Comment by chrisseaton

6 years ago

Most languages are context sensitive.

Most language tools are context free.

How did we go so wrong?

Languages being context sensitive results from hacking in new language features. It's a constant struggle to keep D context free :-/

  • Strictly speaking, D is not context free nor is any statically typed programming language. That said most languages, including D, have supersets that are context free and can be used to build an AST which can then be refined further with context sensitive checks (ie. variables are used after declaration) and then even further with type checks.

    Many language tools don't need a full blown language parser and can get by with a context-free parser for the language's superset. Things like autocompletion, spell checking, documentation/highlighting can all be implemented using context-free parsers.

    • I suppose we could argue about the definition of context free, but the compiler lexes it without any reference to the parser, and the parser builds the AST without any reference to symbols or semantic meaning.
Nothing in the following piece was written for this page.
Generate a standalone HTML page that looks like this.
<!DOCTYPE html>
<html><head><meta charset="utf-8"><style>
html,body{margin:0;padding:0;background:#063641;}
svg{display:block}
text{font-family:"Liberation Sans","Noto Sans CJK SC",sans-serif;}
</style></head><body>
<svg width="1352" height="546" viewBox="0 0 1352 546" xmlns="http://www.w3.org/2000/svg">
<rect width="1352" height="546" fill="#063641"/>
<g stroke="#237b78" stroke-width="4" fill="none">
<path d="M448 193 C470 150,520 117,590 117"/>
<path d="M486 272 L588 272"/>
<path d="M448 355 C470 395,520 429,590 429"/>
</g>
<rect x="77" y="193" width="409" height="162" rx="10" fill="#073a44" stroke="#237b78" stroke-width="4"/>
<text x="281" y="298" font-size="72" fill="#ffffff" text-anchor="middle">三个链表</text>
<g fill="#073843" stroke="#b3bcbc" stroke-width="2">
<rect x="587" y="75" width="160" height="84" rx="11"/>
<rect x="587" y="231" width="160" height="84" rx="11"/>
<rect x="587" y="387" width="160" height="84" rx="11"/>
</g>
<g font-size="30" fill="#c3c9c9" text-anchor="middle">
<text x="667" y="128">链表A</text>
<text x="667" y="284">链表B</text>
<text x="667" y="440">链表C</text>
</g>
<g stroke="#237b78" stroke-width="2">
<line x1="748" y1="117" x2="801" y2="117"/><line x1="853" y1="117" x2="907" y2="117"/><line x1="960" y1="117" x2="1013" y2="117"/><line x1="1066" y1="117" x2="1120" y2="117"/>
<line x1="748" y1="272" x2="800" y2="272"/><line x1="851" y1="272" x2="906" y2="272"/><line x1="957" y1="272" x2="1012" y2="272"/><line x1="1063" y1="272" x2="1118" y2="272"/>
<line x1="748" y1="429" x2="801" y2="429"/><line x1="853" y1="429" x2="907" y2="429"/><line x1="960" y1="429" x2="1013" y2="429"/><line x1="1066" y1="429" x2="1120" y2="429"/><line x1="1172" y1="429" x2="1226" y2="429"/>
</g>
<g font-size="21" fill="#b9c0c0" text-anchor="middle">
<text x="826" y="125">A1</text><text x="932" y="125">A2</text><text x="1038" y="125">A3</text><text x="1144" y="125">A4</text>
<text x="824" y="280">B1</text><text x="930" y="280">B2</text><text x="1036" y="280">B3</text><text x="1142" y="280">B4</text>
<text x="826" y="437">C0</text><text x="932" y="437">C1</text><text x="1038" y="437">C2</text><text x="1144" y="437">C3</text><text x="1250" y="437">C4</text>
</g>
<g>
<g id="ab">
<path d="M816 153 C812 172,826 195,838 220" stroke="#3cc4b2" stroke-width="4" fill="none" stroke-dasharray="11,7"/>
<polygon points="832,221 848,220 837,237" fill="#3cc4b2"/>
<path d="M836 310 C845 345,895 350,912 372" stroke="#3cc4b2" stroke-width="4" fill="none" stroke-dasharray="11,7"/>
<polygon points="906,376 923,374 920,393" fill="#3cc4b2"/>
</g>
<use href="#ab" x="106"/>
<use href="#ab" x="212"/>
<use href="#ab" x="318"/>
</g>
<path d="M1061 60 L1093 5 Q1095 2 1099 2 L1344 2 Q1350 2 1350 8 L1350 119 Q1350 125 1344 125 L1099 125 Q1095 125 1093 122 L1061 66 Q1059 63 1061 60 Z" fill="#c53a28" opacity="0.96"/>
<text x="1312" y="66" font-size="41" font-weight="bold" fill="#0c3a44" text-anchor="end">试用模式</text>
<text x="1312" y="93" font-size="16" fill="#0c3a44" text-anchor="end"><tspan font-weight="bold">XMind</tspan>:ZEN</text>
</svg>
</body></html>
      > spell checking ... using context-free parsers

      Only up to a point. D's spell checker uses the symbols in scope as its "dictionary". This means it is very good at guessing what you meant instead of what is typed, as the dictionary is very targeted. I.e. it uses the context, and the spell checker is part of the semantic pass.

      2 replies →

    • You realize the poster you are responding to is the creator of D? And has spend his career writing compilers? I'm not sure he needs to have someone explain what a context free grammar is.

      3 replies →

> Most languages are context sensitive. Most language tools are context free. How did we go so wrong?
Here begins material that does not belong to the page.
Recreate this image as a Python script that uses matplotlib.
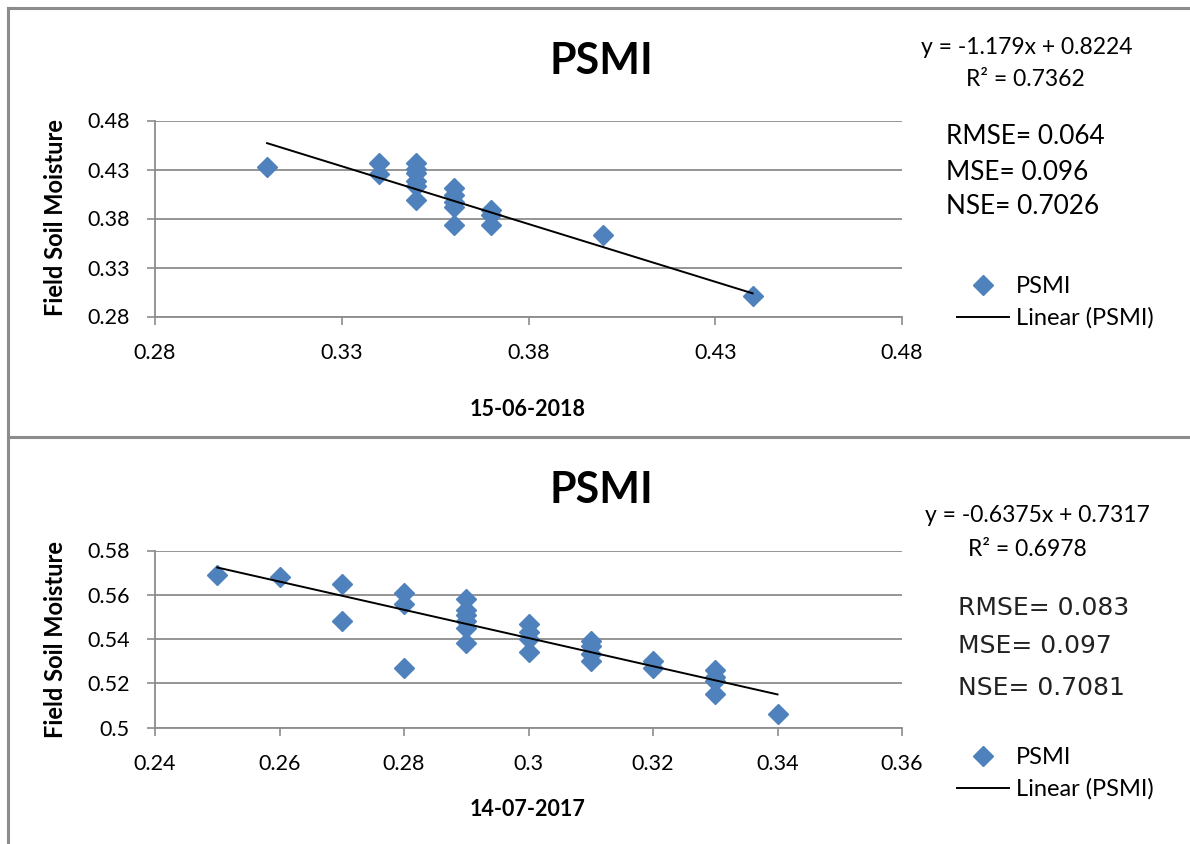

We never did. We always knew that any real-world useful grammar is multi-level and attribute (well, it's constraint-based, though depending on your definition of "attribute grammar", those are equivalent). That's why we so much like recursive-descent parsers: adding any multi-level constraints are so easy to them - you have a full Turing-complete language at your disposal, unlike simplistic 1-dimensional DSLs of most parser generators.

Could this be viewed as supply exceeding demand?

Context-free grammars are ripe for theoretical computer science work even if they're not practically relevant. On the flipside, I suppose the constraints of context-free grammars are seen as a price not worth paying when designing a language.

Can you give an example (or three) where that lets us down? That would be very helpful to me I suspect.

  • Examples of which bit?

    Languages that are context-sensitive? C, C++, Java, JavaScript.

    Examples of tools based on the starting expectation that languages are context-free? Yacc, Bison, Jay.

    Examples of the problems this causes? Well we're using the wrong tool for the job, right from the start. Instead of using an appropriate tool the first thing we do is bend our tools out of shape. We use side-effect actions to subvert the tool's model in an uncontrolled way. We don't get the full benefits of the tool's original model and can't rely on its guarantees.